There is something comforting about old things, this goes with old buildings too – it is a common fact that people like historic buildings. They have some sort of warmth about them (even if they can be very cold!), a sense of mystery and unknown, provoking us to use our imagination to conceive what was, how it was used and how it was built. Form, details, and embellishment presented within the architecture convey care and skill, speaking of another time and telling stories which teach us about our history, cultivating pride in our past and heritage. The problem is that:
British volume housebuilders offer their own warped version, at scale, arguing that we all like the ‘traditional’. But this is wrong…. We all like vernacular architecture because it speaks to us of our home, of our place or our people. But the same brick box applied numerous times whether you are in Norfolk or Devon has nothing to do with ‘traditional’. (quote from Clare’s book)
Not only this, but architects in Holland (FARO architekten) initiated a taste test to establish what people want from housing design:
The ‘Smaaktest’ 6 (taste test) …. discovered that both architects and ordinary people agreed that this new third way [Contemporary Vernacular Architecture] was better than a pastiche of the past or the complete disassociation found in Modernist design. (quote from Clare’s book)
Why housing design should learn from but not imitate the past
All these wonderful things about historic buildings however, cannot be authentically reproduced. We cannot truly recreate or replicate what has already been done, and attempts to do so can often end up as untruthful and unconvincing imitations of the past leading to a superficial echoing of historic character.
Contemporary architecture can learn from vernacular principles without resorting to pastiche, creating high-quality buildings that ‘fit’ in the same way that vernacular architecture does but reflecting a very different time. (quote from Clare’s book)
Above: Copper Lane by HHbR
Originality does not mean outlandish
It is true that it is almost impossible to design something completely unique that has not been done before. However, architecture does not insist on absolute newness or creating a bold statement, it just needs to have a sense of originality. We should always be learning from vernacular and historic architecture, and they should undoubtedly influence our judgement but should not impend our innovation and inspiration for new ideas and design. It is important to consider that one day, the building which we design will be old too, and in the future will represent and speak of our time today.
Lessons from our past
It is quite incredible what our ancestors have accomplished architecturally and we can learn a great deal from them. For many architects, it is hard to imagine a world without CAD, emails or even without a tape measure. Some of our greatest and oldest buildings, were built without any of these.

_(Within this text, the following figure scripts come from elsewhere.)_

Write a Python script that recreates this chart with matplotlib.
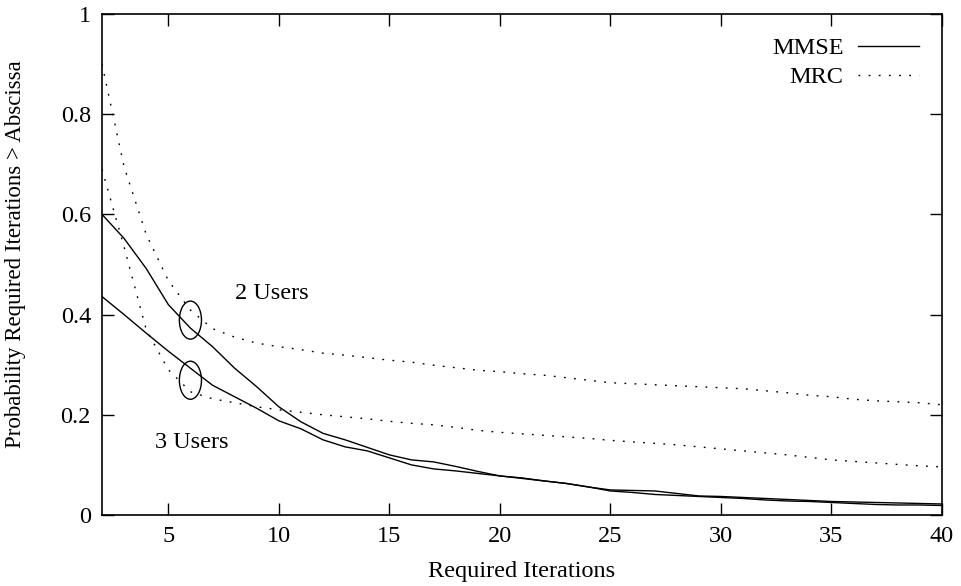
import matplotlib
matplotlib.use("Agg")
import matplotlib.pyplot as plt
from matplotlib.patches import Ellipse

plt.rcParams['font.family'] = ['Liberation Serif', 'DejaVu Serif']
plt.rcParams['font.size'] = 17.5

iterations = list(range(2, 41))

mmse_2users = [0.600, 0.552, 0.492, 0.420, 0.373, 0.336, 0.293, 0.256, 0.216, 0.186,
               0.163, 0.150, 0.135, 0.120, 0.110, 0.106, 0.097, 0.087, 0.078, 0.074,
               0.068, 0.063, 0.056, 0.050, 0.049, 0.048, 0.043, 0.038, 0.037, 0.035,
               0.033, 0.031, 0.029, 0.027, 0.026, 0.025, 0.024, 0.023, 0.022]
mmse_3users = [0.436, 0.400, 0.363, 0.327, 0.293, 0.259, 0.236, 0.213, 0.188, 0.172,
               0.150, 0.136, 0.128, 0.114, 0.100, 0.092, 0.088, 0.083, 0.078, 0.073,
               0.068, 0.063, 0.056, 0.048, 0.045, 0.041, 0.039, 0.037, 0.035, 0.033,
               0.030, 0.028, 0.027, 0.025, 0.023, 0.021, 0.020, 0.020, 0.019]
mrc_2users = [0.900, 0.695, 0.560, 0.468, 0.409, 0.372, 0.355, 0.343, 0.336, 0.330,
              0.323, 0.319, 0.314, 0.309, 0.305, 0.299, 0.294, 0.289, 0.286, 0.282,
              0.279, 0.274, 0.269, 0.264, 0.262, 0.260, 0.258, 0.256, 0.254, 0.252,
              0.248, 0.244, 0.239, 0.236, 0.231, 0.228, 0.226, 0.224, 0.220]
mrc_3users = [0.690, 0.535, 0.370, 0.290, 0.246, 0.232, 0.224, 0.216, 0.210, 0.205,
              0.200, 0.196, 0.192, 0.187, 0.183, 0.180, 0.175, 0.169, 0.165, 0.162,
              0.159, 0.156, 0.153, 0.149, 0.146, 0.143, 0.140, 0.136, 0.132, 0.128,
              0.124, 0.120, 0.115, 0.110, 0.107, 0.104, 0.101, 0.098, 0.096]

x_ticks = [5, 10, 15, 20, 25, 30, 35, 40]
y_ticks = [0, 0.2, 0.4, 0.6, 0.8, 1]
y_tick_labels = ["0", "0.2", "0.4", "0.6", "0.8", "1"]

fig = plt.figure(figsize=(9.61, 5.86), dpi=100)
ax = fig.add_axes([102 / 961, 1 - 515 / 586, 840 / 961, 501 / 586])

dotted = (0, (1.3, 6.0))
ax.plot(iterations, mmse_2users, color='black', lw=1.0, label='MMSE')
ax.plot(iterations, mrc_2users, color='black', lw=1.0, ls=dotted, label='MRC')
ax.plot(iterations, mmse_3users, color='black', lw=1.0)
ax.plot(iterations, mrc_3users, color='black', lw=1.0, ls=dotted)

# group markers around the curve pairs at 6 iterations
for yc in (0.389, 0.269):
    ax.add_patch(Ellipse((6.0, yc), 1.0, 0.076, fill=False, edgecolor='black', lw=1.0))

ax.text(8.0, 0.443, "2 Users", ha='left', va='center')
ax.text(4.4, 0.144, "3 Users", ha='left', va='center')

ax.set_xlim(2, 40)
ax.set_ylim(0, 1)
ax.set_xticks(x_ticks)
ax.set_yticks(y_ticks)
ax.set_yticklabels(y_tick_labels)
ax.tick_params(direction='in', length=8.5, width=1.0, top=True, right=True,
               labelsize=17.5, pad=8)
for s in ax.spines.values():
    s.set_linewidth(1.2)

ax.set_xlabel("Required Iterations", labelpad=10)
ax.set_ylabel("Probability Required Iterations > Abscissa", fontsize=16.5)
ax.yaxis.set_label_coords(-0.091, 0.52)

ax.legend(loc='upper right', markerfirst=False, frameon=False, handlelength=2.5,
          borderaxespad=0.55, labelspacing=0.3, handletextpad=0.6)

fig.savefig("out.png", dpi=100)
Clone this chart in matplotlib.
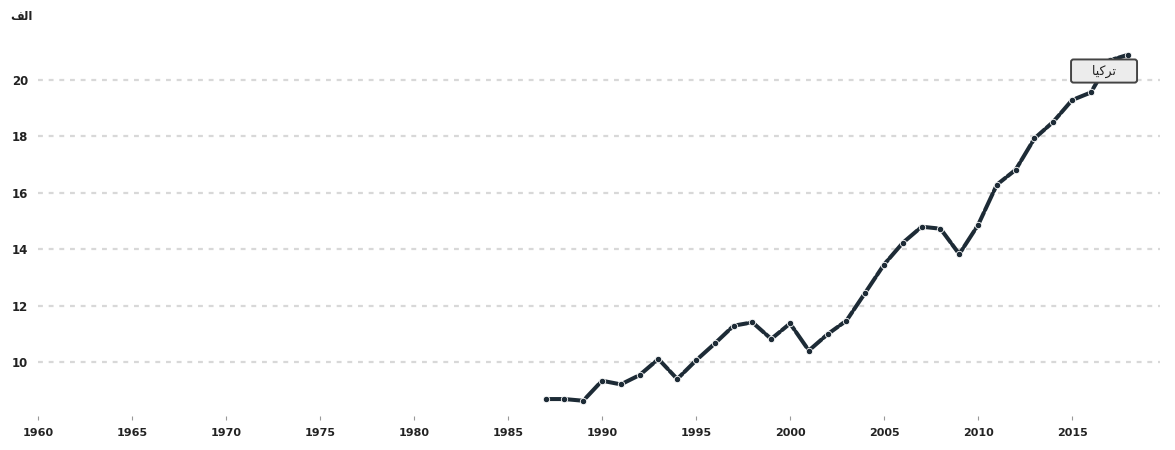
import matplotlib
matplotlib.use("Agg")
import matplotlib.pyplot as plt

# --------------------------------------------------
# DATA
# --------------------------------------------------

years = list(range(1987, 2019))
values = [
    8.69, 8.69, 8.63, 9.34, 9.21, 9.54, 10.11, 9.40, 10.06, 10.66,
    11.29, 11.41, 10.82, 11.37, 10.41, 10.99, 11.47, 12.46, 13.46, 14.23,
    14.80, 14.73, 13.83, 14.86, 16.29, 16.82, 17.93, 18.52, 19.29, 19.56,
    20.70, 20.90,
]

x_ticks = [1960, 1965, 1970, 1975, 1980, 1985, 1990, 1995, 2000, 2005, 2010, 2015]
y_ticks = [10, 12, 14, 16, 18, 20]

# Arabic text written in shaped presentation forms (visual order),
# since matplotlib does no Arabic shaping itself
unit_label = "\uFED2\uFEDF\uFE8D"                    # الف
series_label = "\uFE8E\uFEF4\uFEDB\uFEAE\uFE97"      # تركيا

# --------------------------------------------------
# PLOT
# --------------------------------------------------

line_color = "#1d2b36"
grid_color = "#d8d8d8"

fig = plt.figure(figsize=(11.75, 4.5), dpi=100)
ax = fig.add_axes([0.0323, 0.0756, 0.955, 0.8468])

ax.plot(
    years, values,
    color=line_color,
    linewidth=2.9,
    linestyle=(0, (4.5, 0.7)),
    marker="o",
    markersize=4.6,
    markerfacecolor=line_color,
    markeredgecolor="white",
    markeredgewidth=0.6,
    dash_capstyle="round",
    zorder=3,
)

ax.set_xlim(1960, 2019.68)
ax.set_ylim(8.09, 21.6)

ax.set_xticks(x_ticks)
ax.set_xticklabels([str(t) for t in x_ticks])
ax.set_yticks(y_ticks)
ax.set_yticklabels([str(t) for t in y_ticks])

ax.grid(axis="y", color=grid_color, linewidth=1.6, linestyle=(0, (2.2, 2.6)))
ax.grid(axis="x", visible=False)
ax.set_axisbelow(True)

for side in ["top", "right", "left", "bottom"]:
    ax.spines[side].set_visible(False)

ax.tick_params(axis="y", length=0, pad=7, labelsize=8.5, labelcolor="#222222")
ax.tick_params(axis="x", length=3, width=0.8, color="#999999", pad=6,
               labelsize=8, labelcolor="#222222")
for lbl in ax.get_xticklabels() + ax.get_yticklabels():
    lbl.set_fontweight("bold")

# unit label at the top left
fig.text(10 / 1175, 1 - 17 / 450, unit_label, fontsize=8.5, fontweight="bold",
         color="#222222", ha="left", va="center", family="DejaVu Sans")

# series label box near the end of the line
ax.text(
    2016.7, 20.32, "    " + series_label + "    ",
    fontsize=9, color="#222222", ha="center", va="center",
    family="DejaVu Sans", zorder=5,
    bbox=dict(boxstyle="round,pad=0.4,rounding_size=0.2",
              facecolor="#ececec", edgecolor="#444444", linewidth=1.4),
)

plt.savefig("out.png", dpi=100)
plt.close()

In Clare’s new book, ‘Contemporary Vernacular Design – How British housing can rediscover it’s soul’, she discusses how architecture ‘should learn from the past’, emphasising that successful contemporary vernacular does not use vernacular architecture for aesthetic inspiration only (as these can end up as naïve attempts to replicate originals), but also from the traditions used, whilst keeping in mind that new designs should deal with the kind of homes we need today, which will continue to evolve as our needs and available resources change.
At CNA we aim to learn from our surroundings and context, from the traditions, history and cultures to the physical environment (important views, materials and building methods used, textures, massing and landscape etc.), preserving our heritage where possible, however adapting designs to evolving ways of life and technologies.